You need to take the same care in buying a franchise as you do when buying or starting a business. Often when buying a franchise, it does not exist in your area and so you have no specific figures to review. Fortunately the Franchising Code of Conduct legislates that certain information must be provided to you by the franchisor to assist you in researching the franchise.

Doing your own market research, rather than just relying on what the franchisor tells you, is important. How viable would the business be in short term and in the longer term? Would it be able to grow to the size where is provides you more than a job? What is the competition like? How will it be impacted by imported goods and internet sales? Will it work in our region?

A very helpful part of the market research can be talking to other franchisees. The franchisor must provide details of all current franchisees and former franchisees that have terminated in the past three years. Tracking down ones that left should provide insightful information as well. Find out: how supportive is the franchisor? How effective is the franchisor’s marketing?
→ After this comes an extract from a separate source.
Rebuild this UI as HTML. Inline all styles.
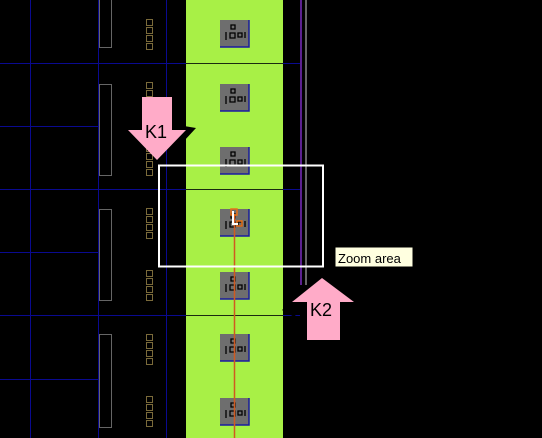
<!DOCTYPE html>
<html><head><meta charset="utf-8"><style>
html,body{margin:0;padding:0;background:#000;width:542px;height:438px;overflow:hidden}
svg{display:block}
</style></head><body>
<svg id="s" width="542" height="438" viewBox="0 0 542 438">
<rect x="0" y="0" width="542" height="438" fill="#000"/>
<g id="grid"></g>
<g id="rects"></g>
<g id="pads"></g>
<rect x="186" y="0" width="97" height="438" fill="#a8f046"/>
<g id="hl"></g>
<g id="cells"></g>
<line x1="301" y1="0" x2="301" y2="285" stroke="#7a2cc0" stroke-width="1.5"/>
<line x1="306" y1="0" x2="306" y2="285" stroke="#888" stroke-width="1.5"/>
<line x1="234.5" y1="214" x2="234.5" y2="438" stroke="#d05a20" stroke-width="1.5"/>
<g>
<rect x="231" y="209" width="6" height="6" fill="none" stroke="#e87018" stroke-width="1.5"/>
<rect x="237" y="221" width="5" height="5" fill="none" stroke="#e87018" stroke-width="1.5"/>
<path d="M233 211 V224 H238" stroke="#fff" stroke-width="2" fill="none"/>
</g>
<rect x="159" y="165.5" width="164" height="101" fill="none" stroke="#fff" stroke-width="2"/>
<g>
<rect x="335" y="247" width="78" height="20" fill="#ffffe0" stroke="#000"/>
<text x="338" y="263" font-family="Liberation Sans, sans-serif" font-size="13" fill="#000">Zoom area</text>
</g>
<g>
<path d="M172 124 L196 128 L184 141 Z" fill="#000"/>
<path d="M142 97 H172 V130 H186 L157 160 L128 130 H142 Z" fill="#ffabc8"/>
<text x="145" y="138" font-family="Liberation Sans, sans-serif" font-size="18" fill="#000">K1</text>
</g>
<g>
<path d="M292 302 L282 310 L296 318 Z" fill="#000"/>
<path d="M322 278 L354 302 H340 V340 H307 V302 H292 Z" fill="#ffabc8"/>
<text x="310" y="316" font-family="Liberation Sans, sans-serif" font-size="18" fill="#000">K2</text>
</g>
</svg>
<script>
const NS="http://www.w3.org/2000/svg";
function mk(t,a,p){const e=document.createElementNS(NS,t);for(const k in a)e.setAttribute(k,a[k]);document.getElementById(p).appendChild(e);return e;}
const fullH=[63,189,315], halfH=[126,252,379], vLines=[30,98,166];
fullH.forEach(y=>{const e=mk('line',{x1:0,y1:y+.5,x2:300,y2:y+.5,stroke:'#0a0a90','stroke-width':1},'grid');

});
halfH.forEach(y=>{const e=mk('line',{x1:0,y1:y+.5,x2:98,y2:y+.5,stroke:'#0a0a90','stroke-width':1},'grid');

});
vLines.forEach(x=>{const e=mk('line',{x1:x+.5,y1:0,x2:x+.5,y2:438,stroke:'#0a0a90','stroke-width':1},'grid');

});
[[-41,47],[84,175],[209,300],[334,427]].forEach(r=>{const e=mk('rect',{x:99.5,y:r[0]+.5,width:12,height:r[1]-r[0],fill:'none',stroke:'#666','stroke-width':1},'rects');

});
[19,82,145,208,270,334,396].forEach(y0=>{for(let i=0;i<4;i++){const e=mk('rect',{x:146.5,y:y0+i*8+.5,width:6,height:6,fill:'none',stroke:'#7a6a3a','stroke-width':1},'pads');

}});
[63,189,315].forEach(y=>{const e=mk('line',{x1:186,y1:y+.5,x2:283,y2:y+.5,stroke:'#1a2a10','stroke-width':1},'hl');

});
[33,97,160,222,285,347,411].forEach(c=>{const t=c-13;
const e=mk('rect',{x:220,y:t,width:29,height:27,fill:'#6e6e6e'},'cells');


mk('path',{d:`M220 ${t+27} H249 V${t}`,stroke:'#1a1aa0','stroke-width':1.5,fill:'none'},'cells');
mk('path',{d:`M231 ${t+5} h4 v4 h-4z M226 ${t+12} v8 M230 ${t+13} h5 v5 h-5z M238 ${t+13} h4 v4 h-4z M245 ${t+12} v6`,stroke:'#000','stroke-width':1.3,fill:'none'},'cells');});
</script>
</body></html>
Clarifying the territory is important. Not just the area shown on a map, but whether it is exclusive to you or others can operate in the area as well.

Also, being required to buy product from the franchisor may lock you into expensive non-competitive product costs.

Establish clearly all the costs: the purchase fees; ongoing fees; capital costs, such as fit- outs and equipment; and working capital. These must all be disclosed to you.
The franchisor also must provide an auditor’s statement as to their viability or provide the last two years of financial reports.

The franchisor should provide you with financial projections for the franchise. It would be good to verify these by talking to franchise owners in regional areas similar to yours.

Finally you need to gain a good understanding of the franchise agreement, which should be provided at least 14 days before signing. You need to understand the requirements and restrictions this contract is placing on you. It is essential to get legal and accounting advice about the agreement that will point out problems and issues that you may not see.

A franchised business can be a great way to get started in business. If you pick the right one your chances of success in business can be increased.